But a breakdown of the quarterly survey, by the Business Application Software Developer’s Association, of the application software industry shows that success has not been shared across all aspects of ecommerce, suggesting that for some Basda members the effects of 11 September have continued into the New Year.
‘Forecast figures for Q1 proved to be over optimistic. But it is not all bad news. Several of our members have published excellent financial results in recent weeks and there are some market sectors where sales have increased and prospects are good,’ said BASDA chief executive Dennis Keeling.
More than 80% of respondents said sales had either grown or remained the same in the first quarter of 2002 compared with the last quarter of 2001.
Two out of five members reported increased customer interest and growth in the Internet and e-commerce, compared with 29% in January. Other positive results include e-procurement and ASPs which have both shown significant increases in sales.
But the number of respondents reporting either no customer interest or not attributable direct sales of Internet or ecommerce technologies increased to 69% compared to 41% in the previous quarter.

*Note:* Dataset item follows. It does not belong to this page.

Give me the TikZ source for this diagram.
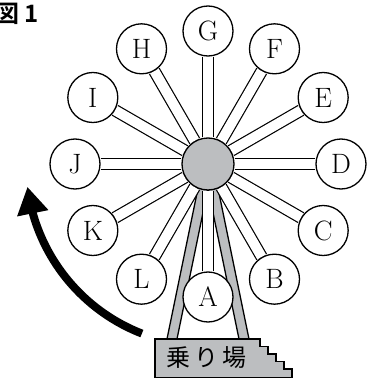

The survey also found that the chancellor’s Budget emphasis on the GovTalk public sector initiative has failed to translate into sales – only 3% of members reported an increase in sales directly attributable to this initiative compared to 12% in the previous quarter. Sales of websites have fallen even more dramatically from 33% in the previous quarter to 16% in the three months to April.
The forecast for sales in Q2 is not as optimistic with some sectors expecting to fare quite badly. Keeling said the reduced optimism may reflect a move away from ‘New Year Euphoria’ and a more realistic attitude amongst companies in the light of the recent Budget.